### To do:
Gather all lines in the data that hold the string "chart".

### Input data:
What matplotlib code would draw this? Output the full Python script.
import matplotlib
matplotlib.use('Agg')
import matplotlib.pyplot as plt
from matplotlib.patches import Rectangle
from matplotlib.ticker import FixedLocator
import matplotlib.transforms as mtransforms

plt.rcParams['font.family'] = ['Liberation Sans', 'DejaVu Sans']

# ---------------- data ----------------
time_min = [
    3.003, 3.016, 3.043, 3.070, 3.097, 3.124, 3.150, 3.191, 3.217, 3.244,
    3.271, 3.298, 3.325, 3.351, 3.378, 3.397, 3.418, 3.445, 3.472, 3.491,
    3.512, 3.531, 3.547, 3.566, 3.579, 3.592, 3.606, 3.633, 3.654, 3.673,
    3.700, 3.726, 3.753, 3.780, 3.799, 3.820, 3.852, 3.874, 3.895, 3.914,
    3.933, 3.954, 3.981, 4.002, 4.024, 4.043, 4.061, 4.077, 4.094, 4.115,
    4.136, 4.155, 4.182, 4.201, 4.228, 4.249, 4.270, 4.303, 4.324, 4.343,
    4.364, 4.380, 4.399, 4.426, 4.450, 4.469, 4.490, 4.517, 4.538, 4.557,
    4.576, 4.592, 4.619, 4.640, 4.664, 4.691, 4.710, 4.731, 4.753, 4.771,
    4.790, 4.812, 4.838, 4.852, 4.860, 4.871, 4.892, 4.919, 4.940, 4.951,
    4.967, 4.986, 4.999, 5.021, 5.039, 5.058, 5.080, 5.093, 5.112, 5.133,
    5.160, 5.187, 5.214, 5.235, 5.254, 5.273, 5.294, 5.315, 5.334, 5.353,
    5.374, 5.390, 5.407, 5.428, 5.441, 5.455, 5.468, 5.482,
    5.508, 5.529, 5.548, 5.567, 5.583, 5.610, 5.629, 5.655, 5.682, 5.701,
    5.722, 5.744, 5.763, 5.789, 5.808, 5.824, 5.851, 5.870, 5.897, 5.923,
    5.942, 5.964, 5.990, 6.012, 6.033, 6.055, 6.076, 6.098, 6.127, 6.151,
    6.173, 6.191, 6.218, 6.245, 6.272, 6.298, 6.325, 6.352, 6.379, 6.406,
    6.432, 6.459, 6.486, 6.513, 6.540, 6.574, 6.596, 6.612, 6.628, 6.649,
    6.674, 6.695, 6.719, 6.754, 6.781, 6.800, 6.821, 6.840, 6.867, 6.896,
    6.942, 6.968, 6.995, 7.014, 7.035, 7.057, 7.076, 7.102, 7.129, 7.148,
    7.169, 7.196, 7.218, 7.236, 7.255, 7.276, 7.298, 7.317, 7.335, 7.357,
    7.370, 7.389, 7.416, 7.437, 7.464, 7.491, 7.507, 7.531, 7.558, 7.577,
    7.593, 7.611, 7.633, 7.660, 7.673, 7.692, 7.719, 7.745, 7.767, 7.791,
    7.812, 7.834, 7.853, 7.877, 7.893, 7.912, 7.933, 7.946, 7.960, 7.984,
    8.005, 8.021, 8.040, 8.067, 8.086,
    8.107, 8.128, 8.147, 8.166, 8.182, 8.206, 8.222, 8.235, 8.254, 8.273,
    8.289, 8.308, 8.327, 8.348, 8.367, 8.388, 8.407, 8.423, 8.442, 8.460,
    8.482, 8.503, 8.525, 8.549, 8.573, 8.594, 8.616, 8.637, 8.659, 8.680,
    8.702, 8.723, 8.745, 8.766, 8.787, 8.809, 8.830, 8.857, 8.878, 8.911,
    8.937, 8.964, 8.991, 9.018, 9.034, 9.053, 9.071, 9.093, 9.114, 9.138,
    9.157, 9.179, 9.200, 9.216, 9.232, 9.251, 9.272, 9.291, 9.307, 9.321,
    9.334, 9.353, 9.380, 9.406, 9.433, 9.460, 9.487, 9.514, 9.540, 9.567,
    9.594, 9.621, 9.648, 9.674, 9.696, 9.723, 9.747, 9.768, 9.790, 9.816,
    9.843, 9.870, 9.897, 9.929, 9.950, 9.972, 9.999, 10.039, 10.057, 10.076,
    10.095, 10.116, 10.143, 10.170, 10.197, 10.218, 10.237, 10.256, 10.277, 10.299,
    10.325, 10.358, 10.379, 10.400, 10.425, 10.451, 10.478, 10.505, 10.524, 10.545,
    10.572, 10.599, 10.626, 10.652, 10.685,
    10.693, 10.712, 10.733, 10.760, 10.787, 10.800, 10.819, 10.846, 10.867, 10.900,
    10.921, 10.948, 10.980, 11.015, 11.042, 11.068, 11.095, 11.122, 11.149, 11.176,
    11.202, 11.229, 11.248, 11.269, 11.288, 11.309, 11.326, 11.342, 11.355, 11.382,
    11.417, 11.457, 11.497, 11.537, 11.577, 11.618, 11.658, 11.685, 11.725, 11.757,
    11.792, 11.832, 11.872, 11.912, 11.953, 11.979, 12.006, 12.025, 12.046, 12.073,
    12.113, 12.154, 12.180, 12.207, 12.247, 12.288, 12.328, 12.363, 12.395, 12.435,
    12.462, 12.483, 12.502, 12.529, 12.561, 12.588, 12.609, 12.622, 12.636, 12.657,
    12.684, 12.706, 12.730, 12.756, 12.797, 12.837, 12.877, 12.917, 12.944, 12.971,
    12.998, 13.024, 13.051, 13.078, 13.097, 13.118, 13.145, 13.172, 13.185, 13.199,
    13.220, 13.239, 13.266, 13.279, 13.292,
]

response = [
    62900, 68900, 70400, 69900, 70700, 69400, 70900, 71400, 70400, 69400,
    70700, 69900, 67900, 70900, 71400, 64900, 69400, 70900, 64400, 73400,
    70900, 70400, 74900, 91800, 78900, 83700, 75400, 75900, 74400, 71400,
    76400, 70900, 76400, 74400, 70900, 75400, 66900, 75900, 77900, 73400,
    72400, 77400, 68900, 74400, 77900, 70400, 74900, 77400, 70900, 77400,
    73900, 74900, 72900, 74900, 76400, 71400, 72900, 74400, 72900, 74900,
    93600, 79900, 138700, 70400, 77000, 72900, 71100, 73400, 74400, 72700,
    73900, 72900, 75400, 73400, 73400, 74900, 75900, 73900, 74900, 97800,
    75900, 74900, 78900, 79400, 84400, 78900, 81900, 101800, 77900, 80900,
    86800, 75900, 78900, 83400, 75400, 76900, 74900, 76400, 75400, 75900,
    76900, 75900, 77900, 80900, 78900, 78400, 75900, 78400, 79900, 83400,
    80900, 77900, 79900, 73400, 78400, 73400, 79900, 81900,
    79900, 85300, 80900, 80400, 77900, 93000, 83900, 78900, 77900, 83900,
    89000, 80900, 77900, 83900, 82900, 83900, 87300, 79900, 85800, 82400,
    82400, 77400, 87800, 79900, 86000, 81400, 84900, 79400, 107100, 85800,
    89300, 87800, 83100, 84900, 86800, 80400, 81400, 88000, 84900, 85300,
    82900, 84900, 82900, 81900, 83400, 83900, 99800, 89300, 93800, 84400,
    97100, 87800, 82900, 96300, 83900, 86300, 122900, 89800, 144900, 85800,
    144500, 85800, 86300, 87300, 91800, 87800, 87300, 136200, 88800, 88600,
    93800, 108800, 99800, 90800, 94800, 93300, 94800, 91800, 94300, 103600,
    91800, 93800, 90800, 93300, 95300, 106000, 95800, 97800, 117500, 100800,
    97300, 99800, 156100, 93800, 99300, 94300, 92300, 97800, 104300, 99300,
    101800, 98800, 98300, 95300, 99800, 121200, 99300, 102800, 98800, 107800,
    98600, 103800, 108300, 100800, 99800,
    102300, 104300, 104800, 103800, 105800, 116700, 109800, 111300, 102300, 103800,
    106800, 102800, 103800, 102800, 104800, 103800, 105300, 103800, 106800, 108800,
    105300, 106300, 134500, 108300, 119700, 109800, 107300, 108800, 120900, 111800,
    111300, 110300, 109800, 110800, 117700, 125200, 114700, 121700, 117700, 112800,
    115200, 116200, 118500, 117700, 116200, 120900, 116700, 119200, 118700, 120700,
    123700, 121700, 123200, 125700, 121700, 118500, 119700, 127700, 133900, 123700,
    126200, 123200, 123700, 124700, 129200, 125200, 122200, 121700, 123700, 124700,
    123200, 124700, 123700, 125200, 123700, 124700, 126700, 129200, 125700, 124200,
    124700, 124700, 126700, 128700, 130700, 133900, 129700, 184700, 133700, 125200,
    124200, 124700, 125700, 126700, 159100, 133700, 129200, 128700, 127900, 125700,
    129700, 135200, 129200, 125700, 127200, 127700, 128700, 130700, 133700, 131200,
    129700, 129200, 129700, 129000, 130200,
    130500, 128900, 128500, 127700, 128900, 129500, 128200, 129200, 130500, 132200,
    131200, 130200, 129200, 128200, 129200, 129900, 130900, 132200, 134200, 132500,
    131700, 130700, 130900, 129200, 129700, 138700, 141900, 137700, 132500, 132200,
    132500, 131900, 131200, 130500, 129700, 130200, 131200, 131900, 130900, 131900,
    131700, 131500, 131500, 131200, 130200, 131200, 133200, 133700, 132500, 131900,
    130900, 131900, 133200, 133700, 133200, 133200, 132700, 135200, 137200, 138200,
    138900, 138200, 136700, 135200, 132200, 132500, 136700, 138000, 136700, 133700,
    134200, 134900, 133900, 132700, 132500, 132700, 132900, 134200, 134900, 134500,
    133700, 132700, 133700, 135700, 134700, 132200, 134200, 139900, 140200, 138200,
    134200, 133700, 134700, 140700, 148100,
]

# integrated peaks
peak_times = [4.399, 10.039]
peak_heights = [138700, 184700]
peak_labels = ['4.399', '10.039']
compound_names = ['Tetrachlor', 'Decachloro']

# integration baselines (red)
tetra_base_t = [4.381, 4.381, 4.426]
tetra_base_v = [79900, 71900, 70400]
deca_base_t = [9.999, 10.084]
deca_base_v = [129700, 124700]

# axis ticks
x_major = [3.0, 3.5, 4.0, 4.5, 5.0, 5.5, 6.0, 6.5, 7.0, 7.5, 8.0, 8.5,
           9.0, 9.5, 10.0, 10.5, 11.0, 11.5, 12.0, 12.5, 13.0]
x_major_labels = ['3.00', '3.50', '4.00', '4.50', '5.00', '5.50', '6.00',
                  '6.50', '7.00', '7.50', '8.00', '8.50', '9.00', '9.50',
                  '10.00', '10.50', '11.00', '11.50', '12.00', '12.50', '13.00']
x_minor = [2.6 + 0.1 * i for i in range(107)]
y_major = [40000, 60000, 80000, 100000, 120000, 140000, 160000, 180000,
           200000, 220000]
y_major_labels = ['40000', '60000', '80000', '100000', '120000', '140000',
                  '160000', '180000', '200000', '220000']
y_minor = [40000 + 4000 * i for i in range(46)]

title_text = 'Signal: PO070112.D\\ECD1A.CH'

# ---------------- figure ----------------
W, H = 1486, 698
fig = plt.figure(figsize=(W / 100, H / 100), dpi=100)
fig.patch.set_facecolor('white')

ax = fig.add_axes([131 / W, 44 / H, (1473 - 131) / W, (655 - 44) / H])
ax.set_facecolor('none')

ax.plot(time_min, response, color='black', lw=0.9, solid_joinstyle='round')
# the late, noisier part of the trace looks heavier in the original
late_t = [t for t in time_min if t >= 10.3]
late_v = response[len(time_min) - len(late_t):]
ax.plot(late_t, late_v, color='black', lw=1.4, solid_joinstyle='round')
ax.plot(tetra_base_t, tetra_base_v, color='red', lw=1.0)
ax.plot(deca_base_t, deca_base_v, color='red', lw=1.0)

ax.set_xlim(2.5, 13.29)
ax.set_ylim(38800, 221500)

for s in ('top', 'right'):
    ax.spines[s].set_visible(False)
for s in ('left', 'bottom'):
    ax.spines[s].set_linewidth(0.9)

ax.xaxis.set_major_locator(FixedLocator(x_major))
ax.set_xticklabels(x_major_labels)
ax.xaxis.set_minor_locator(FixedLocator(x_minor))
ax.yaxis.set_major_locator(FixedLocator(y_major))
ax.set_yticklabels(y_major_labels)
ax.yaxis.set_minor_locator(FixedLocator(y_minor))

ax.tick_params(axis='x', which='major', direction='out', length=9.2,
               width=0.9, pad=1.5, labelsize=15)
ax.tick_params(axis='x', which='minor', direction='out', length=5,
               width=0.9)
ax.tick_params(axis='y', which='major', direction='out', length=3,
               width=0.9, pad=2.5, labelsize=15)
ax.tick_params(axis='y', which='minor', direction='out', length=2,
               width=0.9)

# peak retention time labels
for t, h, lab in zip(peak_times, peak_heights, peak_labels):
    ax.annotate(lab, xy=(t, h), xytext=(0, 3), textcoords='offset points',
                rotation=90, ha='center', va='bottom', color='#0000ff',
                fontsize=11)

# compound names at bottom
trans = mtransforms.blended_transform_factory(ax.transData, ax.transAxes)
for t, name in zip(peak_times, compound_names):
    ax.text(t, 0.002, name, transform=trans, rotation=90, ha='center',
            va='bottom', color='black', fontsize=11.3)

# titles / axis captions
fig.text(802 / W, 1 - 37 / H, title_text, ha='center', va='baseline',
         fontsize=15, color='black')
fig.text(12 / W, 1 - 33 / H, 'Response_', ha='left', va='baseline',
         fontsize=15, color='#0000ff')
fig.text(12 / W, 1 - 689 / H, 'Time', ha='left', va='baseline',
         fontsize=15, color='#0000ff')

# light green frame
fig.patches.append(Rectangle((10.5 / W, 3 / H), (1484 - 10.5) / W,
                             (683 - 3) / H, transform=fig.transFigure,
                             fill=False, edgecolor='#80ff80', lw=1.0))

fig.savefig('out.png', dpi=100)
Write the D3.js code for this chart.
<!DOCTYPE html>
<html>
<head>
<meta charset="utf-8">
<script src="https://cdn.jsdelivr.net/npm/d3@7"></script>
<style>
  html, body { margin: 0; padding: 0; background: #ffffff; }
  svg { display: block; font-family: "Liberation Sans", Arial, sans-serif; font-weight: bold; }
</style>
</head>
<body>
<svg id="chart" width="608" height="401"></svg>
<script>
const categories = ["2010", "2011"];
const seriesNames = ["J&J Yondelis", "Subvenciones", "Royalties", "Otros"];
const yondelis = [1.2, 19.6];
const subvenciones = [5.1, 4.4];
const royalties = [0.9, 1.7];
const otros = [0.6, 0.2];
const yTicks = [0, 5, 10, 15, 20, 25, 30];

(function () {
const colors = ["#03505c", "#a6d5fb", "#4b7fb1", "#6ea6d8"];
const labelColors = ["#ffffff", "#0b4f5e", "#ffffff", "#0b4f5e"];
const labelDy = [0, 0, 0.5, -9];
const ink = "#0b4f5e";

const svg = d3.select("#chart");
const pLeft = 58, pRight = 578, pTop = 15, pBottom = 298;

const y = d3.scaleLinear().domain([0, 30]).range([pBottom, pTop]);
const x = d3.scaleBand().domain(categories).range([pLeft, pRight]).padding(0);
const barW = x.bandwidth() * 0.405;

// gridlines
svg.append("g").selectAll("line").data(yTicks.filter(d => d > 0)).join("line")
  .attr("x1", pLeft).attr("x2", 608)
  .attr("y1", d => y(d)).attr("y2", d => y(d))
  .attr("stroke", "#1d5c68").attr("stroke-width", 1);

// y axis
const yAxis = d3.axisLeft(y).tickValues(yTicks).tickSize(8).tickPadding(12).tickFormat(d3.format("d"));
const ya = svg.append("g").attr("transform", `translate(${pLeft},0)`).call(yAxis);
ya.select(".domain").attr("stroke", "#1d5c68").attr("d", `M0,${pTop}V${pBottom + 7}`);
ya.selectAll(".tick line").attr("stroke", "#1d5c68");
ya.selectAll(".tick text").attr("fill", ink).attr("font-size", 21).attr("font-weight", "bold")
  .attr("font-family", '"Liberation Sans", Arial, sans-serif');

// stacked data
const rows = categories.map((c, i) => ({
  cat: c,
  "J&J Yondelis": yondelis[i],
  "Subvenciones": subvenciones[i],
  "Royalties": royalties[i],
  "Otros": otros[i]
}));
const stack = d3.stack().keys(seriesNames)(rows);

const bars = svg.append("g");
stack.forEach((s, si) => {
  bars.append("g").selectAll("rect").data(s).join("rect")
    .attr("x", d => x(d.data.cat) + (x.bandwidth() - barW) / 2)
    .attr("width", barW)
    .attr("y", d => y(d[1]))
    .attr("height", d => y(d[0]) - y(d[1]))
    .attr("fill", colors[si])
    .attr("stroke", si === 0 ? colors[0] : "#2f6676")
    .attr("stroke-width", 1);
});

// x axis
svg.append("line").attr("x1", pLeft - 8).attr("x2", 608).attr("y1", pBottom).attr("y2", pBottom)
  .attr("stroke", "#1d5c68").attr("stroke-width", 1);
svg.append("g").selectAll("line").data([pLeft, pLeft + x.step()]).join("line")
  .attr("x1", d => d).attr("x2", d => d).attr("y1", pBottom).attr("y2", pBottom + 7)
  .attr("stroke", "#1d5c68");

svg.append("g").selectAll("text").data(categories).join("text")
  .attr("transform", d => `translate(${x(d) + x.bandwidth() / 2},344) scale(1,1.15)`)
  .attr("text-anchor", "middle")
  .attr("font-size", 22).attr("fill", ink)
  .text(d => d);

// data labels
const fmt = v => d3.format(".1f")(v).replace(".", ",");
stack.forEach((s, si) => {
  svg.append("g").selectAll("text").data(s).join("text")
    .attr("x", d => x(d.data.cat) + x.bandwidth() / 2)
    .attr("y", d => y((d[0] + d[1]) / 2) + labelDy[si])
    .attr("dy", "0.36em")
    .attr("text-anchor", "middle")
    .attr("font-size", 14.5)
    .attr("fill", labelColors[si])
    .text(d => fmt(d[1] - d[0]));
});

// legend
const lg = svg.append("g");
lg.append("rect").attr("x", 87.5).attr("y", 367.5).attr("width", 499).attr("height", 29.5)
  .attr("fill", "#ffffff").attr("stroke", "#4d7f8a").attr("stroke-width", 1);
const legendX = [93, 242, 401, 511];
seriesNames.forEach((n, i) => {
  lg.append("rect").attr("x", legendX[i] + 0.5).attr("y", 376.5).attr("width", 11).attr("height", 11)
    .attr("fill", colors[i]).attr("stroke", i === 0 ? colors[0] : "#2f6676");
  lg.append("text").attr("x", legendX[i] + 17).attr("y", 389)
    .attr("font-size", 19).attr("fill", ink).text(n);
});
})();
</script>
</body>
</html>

### Solution to the exercise:
Write the D3.js code for this chart.
<svg id="chart" width="608" height="401"></svg>
const svg = d3.select("#chart");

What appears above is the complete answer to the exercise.